## Exercise description:
Write out the data again exactly, skipping every picture.

* Begin *

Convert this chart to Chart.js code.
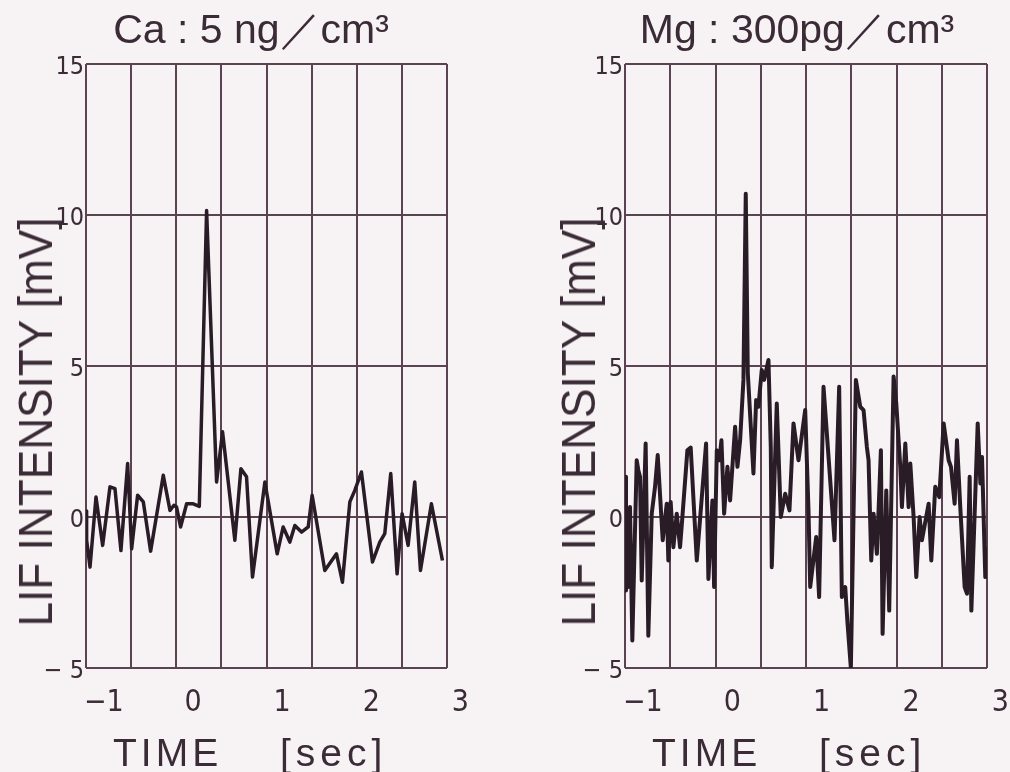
<!DOCTYPE html>
<html><head><meta charset="utf-8">
<script src="https://cdn.jsdelivr.net/npm/chart.js@4"></script>
<style>
html,body{margin:0;padding:0;background:#f7f3f5;width:1010px;height:772px;overflow:hidden;}
#wrap{position:relative;width:1010px;height:772px;}
canvas{position:absolute;top:0;}
.t{position:absolute;color:#3b2b36;font-family:'Liberation Sans',Arial,sans-serif;white-space:nowrap;line-height:1;}
</style></head>
<body><div id="wrap">
<canvas id="c1" width="505" height="772" style="left:0"></canvas>
<canvas id="c2" width="505" height="772" style="left:505px"></canvas>
<div class="t" style="left:251px;top:9px;font-size:41px;transform:translateX(-50%)">Ca : 5 ng／cm³</div>
<div class="t" style="left:797px;top:9px;font-size:41px;transform:translateX(-50%)">Mg : 300pg／cm³</div>
<div class="t" style="left:113px;top:733px;font-size:39px;letter-spacing:4px">TIME</div>
<div class="t" style="left:280px;top:733px;font-size:39px;letter-spacing:5px">[sec]</div>
<div class="t" style="left:652px;top:733px;font-size:39px;letter-spacing:4px">TIME</div>
<div class="t" style="left:819px;top:733px;font-size:39px;letter-spacing:5px">[sec]</div>
<div class="t" style="left:36px;top:422px;font-size:48px;transform:translate(-50%,-50%) rotate(-90deg) scaleX(0.92)">LIF INTENSITY [mV]</div>
<div class="t" style="left:579px;top:422px;font-size:48px;transform:translate(-50%,-50%) rotate(-90deg) scaleX(0.92)">LIF INTENSITY [mV]</div>
</div>
<script>
// ---- data ----
const X_MIN = -1.2, X_MAX = 2.85;
const X_TICKS = [-1, 0, 1, 2, 3];
const Y_TICKS = [-5, 0, 5, 10, 15];

const CA_TIME = [-1.2,-1.193,-1.155,-1.088,-1.013,-0.931,-0.875,-0.808,-0.733,-0.688,-0.621,-0.557,-0.475,-0.333,-0.258,-0.213,-0.184,-0.139,-0.071,-0.004,0.071,0.153,0.265,0.332,0.470,0.538,0.601,0.668,0.807,0.945,1.012,1.087,1.143,1.218,1.293,1.337,1.479,1.610,1.677,1.760,1.816,1.890,2.014,2.096,2.152,2.219,2.290,2.346,2.414,2.488,2.552,2.675,2.799];
const CA_VALUE = [0.2,-0.77,-1.66,0.66,-0.94,1.0,0.94,-1.11,1.77,-1.05,0.72,0.5,-1.13,1.38,0.22,0.39,0.33,-0.33,0.44,0.44,0.35,10.15,1.16,2.82,-0.77,1.6,1.33,-1.99,1.16,-1.22,-0.33,-0.83,-0.28,-0.5,-0.33,0.72,-1.77,-1.22,-2.16,0.5,0.88,1.49,-1.49,-0.83,-0.55,1.44,-1.88,0.11,-0.94,1.16,-1.77,0.44,-1.44];

const MG_TIME = [-1.2,-1.189,-1.174,-1.163,-1.144,-1.118,-1.069,-1.051,-1.032,-1.013,-0.969,-0.939,-0.901,-0.864,-0.834,-0.778,-0.733,-0.715,-0.689,-0.659,-0.621,-0.584,-0.558,-0.502,-0.465,-0.397,-0.293,-0.267,-0.222,-0.203,-0.173,-0.144,-0.121,-0.091,-0.054,-0.024,0.032,0.058,0.088,0.125,0.151,0.174,0.237,0.267,0.293,0.330,0.357,0.405,0.431,0.442,0.498,0.543,0.592,0.640,0.685,0.741,0.816,0.853,0.872,0.939,0.972,1.021,1.144,1.196,1.226,1.264,1.290,1.327,1.383,1.432,1.469,1.506,1.525,1.555,1.581,1.618,1.663,1.682,1.723,1.756,1.805,1.835,1.861,1.880,1.898,1.936,1.973,1.992,2.029,2.059,2.096,2.122,2.197,2.227,2.271,2.316,2.365,2.421,2.447,2.488,2.514,2.551,2.600,2.626,2.656,2.675,2.746,2.776,2.794,2.831,2.854];
const MG_VALUE = [1.33,-2.43,-1.0,-2.32,0.33,-4.09,1.88,1.55,1.33,-2.10,2.43,-3.93,0.11,1.0,2.05,-0.77,0.44,-1.44,0.5,-1.0,0.11,-1.0,0.0,2.21,2.30,-1.44,2.43,-2.05,0.55,-2.32,2.21,1.88,2.54,0.11,1.66,0.55,2.99,1.66,2.54,4.54,10.7,4.76,1.44,3.87,3.65,4.87,4.54,5.2,2.32,-1.66,3.76,0.0,0.77,0.22,3.10,1.88,3.54,0.22,-2.32,-0.66,-2.65,4.31,-0.77,4.31,-2.65,-2.32,-3.54,-5.0,4.54,3.65,3.54,2.32,1.88,-1.44,0.11,-1.22,2.21,-3.87,0.88,-3.10,4.65,3.76,2.54,1.66,0.33,2.43,0.33,1.77,0.0,-1.99,0.0,-0.77,0.44,-1.44,1.0,0.66,3.10,1.88,1.66,0.44,2.54,0.33,-2.32,-2.54,1.33,-3.10,3.10,1.11,1.99,-1.99,-1.0];

// ---- styling ----
const GRID_DIVS = 8;
const GRID_COLOR = '#5b4352';
const INK = '#3b2b36';
const LINE = '#2a1c27';
const TICK_FAMILY = "'DejaVu Sans Condensed','Liberation Sans Narrow','DejaVu Sans',sans-serif";

function fmt(v, spaced) {
  if (v < 0) return '\u2212' + (spaced ? ' ' : '') + Math.abs(v);
  return String(v);
}

function makeChart(id, times, values, yAxisWidth, padRight, lineW) {
  const pts = times.map((t, i) => ({x: t, y: values[i]}));
  return new Chart(document.getElementById(id), {
    type: 'line',
    data: {datasets: [{data: pts, borderColor: LINE, borderWidth: lineW, borderJoinStyle: 'round', pointRadius: 0, tension: 0, fill: false, xAxisID: 'x', yAxisID: 'y'}]},
    options: {
      responsive: false, animation: false,
      layout: {padding: {left: 0, right: padRight, top: 64, bottom: 4}},
      plugins: {legend: {display: false}, tooltip: {enabled: false}, title: {display: false}},
      scales: {
        xg: {
          type: 'linear', position: 'bottom', min: X_MIN, max: X_MAX,
          afterBuildTicks: s => { const out = []; for (let k = 0; k <= GRID_DIVS; k++) out.push({value: X_MIN + k * (X_MAX - X_MIN) / GRID_DIVS}); s.ticks = out; },
          ticks: {display: false},
          grid: {color: GRID_COLOR, lineWidth: 2, drawTicks: false},
          border: {display: false},
          afterFit: s => { s.height = 0; s.paddingLeft = 0; s.paddingRight = 0; }
        },
        x: {
          type: 'linear', position: 'bottom', min: X_MIN, max: X_MAX,
          afterBuildTicks: s => { s.ticks = X_TICKS.map(v => ({value: v})); },
          ticks: {autoSkip: false, maxRotation: 0, padding: 17, color: INK, font: {family: TICK_FAMILY, size: 30}, callback: v => fmt(v, false)},
          grid: {display: false, drawTicks: false},
          border: {display: false},
          afterFit: s => { s.height = 100; s.paddingLeft = 0; s.paddingRight = 0; }
        },
        y: {
          type: 'linear', min: -5, max: 15,
          afterBuildTicks: s => { s.ticks = Y_TICKS.map(v => ({value: v})); },
          ticks: {padding: 2, labelOffset: 3, color: INK, font: {family: TICK_FAMILY, size: 25}, callback: v => fmt(v, true)},
          grid: {color: GRID_COLOR, lineWidth: 2, drawTicks: false},
          border: {display: false},
          afterFit: s => { s.width = yAxisWidth; s.paddingTop = 0; s.paddingBottom = 0; }
        }
      }
    }
  });
}

makeChart('c1', CA_TIME, CA_VALUE, 86, 58, 3.5);
makeChart('c2', MG_TIME, MG_VALUE, 120, 23, 4);
</script>
</body></html>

* End *

## Exercise result:
Convert this chart to Chart.js code.
<!DOCTYPE html>
<html><head><meta charset="utf-8">
<script src="https://cdn.jsdelivr.net/npm/chart.js@4"></script>
<style>
html,body{margin:0;padding:0;background:#f7f3f5;width:1010px;height:772px;overflow:hidden;}
#wrap{position:relative;width:1010px;height:772px;}
canvas{position:absolute;top:0;}
.t{position:absolute;color:#3b2b36;font-family:'Liberation Sans',Arial,sans-serif;white-space:nowrap;line-height:1;}
</style></head>
<body><div id="wrap">
<canvas id="c1" width="505" height="772" style="left:0"></canvas>
<canvas id="c2" width="505" height="772" style="left:505px"></canvas>
<div class="t" style="left:251px;top:9px;font-size:41px;transform:translateX(-50%)">Ca : 5 ng／cm³</div>
<div class="t" style="left:797px;top:9px;font-size:41px;transform:translateX(-50%)">Mg : 300pg／cm³</div>
<div class="t" style="left:113px;top:733px;font-size:39px;letter-spacing:4px">TIME</div>
<div class="t" style="left:280px;top:733px;font-size:39px;letter-spacing:5px">[sec]</div>
<div class="t" style="left:652px;top:733px;font-size:39px;letter-spacing:4px">TIME</div>
<div class="t" style="left:819px;top:733px;font-size:39px;letter-spacing:5px">[sec]</div>
<div class="t" style="left:36px;top:422px;font-size:48px;transform:translate(-50%,-50%) rotate(-90deg) scaleX(0.92)">LIF INTENSITY [mV]</div>
<div class="t" style="left:579px;top:422px;font-size:48px;transform:translate(-50%,-50%) rotate(-90deg) scaleX(0.92)">LIF INTENSITY [mV]</div>
</div>
<script>
// ---- data ----
const X_MIN = -1.2, X_MAX = 2.85;
const X_TICKS = [-1, 0, 1, 2, 3];
const Y_TICKS = [-5, 0, 5, 10, 15];

const CA_TIME = [-1.2,-1.193,-1.155,-1.088,-1.013,-0.931,-0.875,-0.808,-0.733,-0.688,-0.621,-0.557,-0.475,-0.333,-0.258,-0.213,-0.184,-0.139,-0.071,-0.004,0.071,0.153,0.265,0.332,0.470,0.538,0.601,0.668,0.807,0.945,1.012,1.087,1.143,1.218,1.293,1.337,1.479,1.610,1.677,1.760,1.816,1.890,2.014,2.096,2.152,2.219,2.290,2.346,2.414,2.488,2.552,2.675,2.799];
const CA_VALUE = [0.2,-0.77,-1.66,0.66,-0.94,1.0,0.94,-1.11,1.77,-1.05,0.72,0.5,-1.13,1.38,0.22,0.39,0.33,-0.33,0.44,0.44,0.35,10.15,1.16,2.82,-0.77,1.6,1.33,-1.99,1.16,-1.22,-0.33,-0.83,-0.28,-0.5,-0.33,0.72,-1.77,-1.22,-2.16,0.5,0.88,1.49,-1.49,-0.83,-0.55,1.44,-1.88,0.11,-0.94,1.16,-1.77,0.44,-1.44];

const MG_TIME = [-1.2,-1.189,-1.174,-1.163,-1.144,-1.118,-1.069,-1.051,-1.032,-1.013,-0.969,-0.939,-0.901,-0.864,-0.834,-0.778,-0.733,-0.715,-0.689,-0.659,-0.621,-0.584,-0.558,-0.502,-0.465,-0.397,-0.293,-0.267,-0.222,-0.203,-0.173,-0.144,-0.121,-0.091,-0.054,-0.024,0.032,0.058,0.088,0.125,0.151,0.174,0.237,0.267,0.293,0.330,0.357,0.405,0.431,0.442,0.498,0.543,0.592,0.640,0.685,0.741,0.816,0.853,0.872,0.939,0.972,1.021,1.144,1.196,1.226,1.264,1.290,1.327,1.383,1.432,1.469,1.506,1.525,1.555,1.581,1.618,1.663,1.682,1.723,1.756,1.805,1.835,1.861,1.880,1.898,1.936,1.973,1.992,2.029,2.059,2.096,2.122,2.197,2.227,2.271,2.316,2.365,2.421,2.447,2.488,2.514,2.551,2.600,2.626,2.656,2.675,2.746,2.776,2.794,2.831,2.854];
const MG_VALUE = [1.33,-2.43,-1.0,-2.32,0.33,-4.09,1.88,1.55,1.33,-2.10,2.43,-3.93,0.11,1.0,2.05,-0.77,0.44,-1.44,0.5,-1.0,0.11,-1.0,0.0,2.21,2.30,-1.44,2.43,-2.05,0.55,-2.32,2.21,1.88,2.54,0.11,1.66,0.55,2.99,1.66,2.54,4.54,10.7,4.76,1.44,3.87,3.65,4.87,4.54,5.2,2.32,-1.66,3.76,0.0,0.77,0.22,3.10,1.88,3.54,0.22,-2.32,-0.66,-2.65,4.31,-0.77,4.31,-2.65,-2.32,-3.54,-5.0,4.54,3.65,3.54,2.32,1.88,-1.44,0.11,-1.22,2.21,-3.87,0.88,-3.10,4.65,3.76,2.54,1.66,0.33,2.43,0.33,1.77,0.0,-1.99,0.0,-0.77,0.44,-1.44,1.0,0.66,3.10,1.88,1.66,0.44,2.54,0.33,-2.32,-2.54,1.33,-3.10,3.10,1.11,1.99,-1.99,-1.0];

// ---- styling ----
const GRID_DIVS = 8;
const GRID_COLOR = '#5b4352';
const INK = '#3b2b36';
const LINE = '#2a1c27';
const TICK_FAMILY = "'DejaVu Sans Condensed','Liberation Sans Narrow','DejaVu Sans',sans-serif";

function fmt(v, spaced) {
  if (v < 0) return '\u2212' + (spaced ? ' ' : '') + Math.abs(v);
  return String(v);
}

function makeChart(id, times, values, yAxisWidth, padRight, lineW) {
  const pts = times.map((t, i) => ({x: t, y: values[i]}));
  return new Chart(document.getElementById(id), {
    type: 'line',
    data: {datasets: [{data: pts, borderColor: LINE, borderWidth: lineW, borderJoinStyle: 'round', pointRadius: 0, tension: 0, fill: false, xAxisID: 'x', yAxisID: 'y'}]},
    options: {
      responsive: false, animation: false,
      layout: {padding: {left: 0, right: padRight, top: 64, bottom: 4}},
      plugins: {legend: {display: false}, tooltip: {enabled: false}, title: {display: false}},
      scales: {
        xg: {
          type: 'linear', position: 'bottom', min: X_MIN, max: X_MAX,
          afterBuildTicks: s => { const out = []; for (let k = 0; k <= GRID_DIVS; k++) out.push({value: X_MIN + k * (X_MAX - X_MIN) / GRID_DIVS}); s.ticks = out; },
          ticks: {display: false},
          grid: {color: GRID_COLOR, lineWidth: 2, drawTicks: false},
          border: {display: false},
          afterFit: s => { s.height = 0; s.paddingLeft = 0; s.paddingRight = 0; }
        },
        x: {
          type: 'linear', position: 'bottom', min: X_MIN, max: X_MAX,
          afterBuildTicks: s => { s.ticks = X_TICKS.map(v => ({value: v})); },
          ticks: {autoSkip: false, maxRotation: 0, padding: 17, color: INK, font: {family: TICK_FAMILY, size: 30}, callback: v => fmt(v, false)},
          grid: {display: false, drawTicks: false},
          border: {display: false},
          afterFit: s => { s.height = 100; s.paddingLeft = 0; s.paddingRight = 0; }
        },
        y: {
          type: 'linear', min: -5, max: 15,
          afterBuildTicks: s => { s.ticks = Y_TICKS.map(v => ({value: v})); },
          ticks: {padding: 2, labelOffset: 3, color: INK, font: {family: TICK_FAMILY, size: 25}, callback: v => fmt(v, true)},
          grid: {color: GRID_COLOR, lineWidth: 2, drawTicks: false},
          border: {display: false},
          afterFit: s => { s.width = yAxisWidth; s.paddingTop = 0; s.paddingBottom = 0; }
        }
      }
    }
  });
}

makeChart('c1', CA_TIME, CA_VALUE, 86, 58, 3.5);
makeChart('c2', MG_TIME, MG_VALUE, 120, 23, 4);
</script>
</body></html>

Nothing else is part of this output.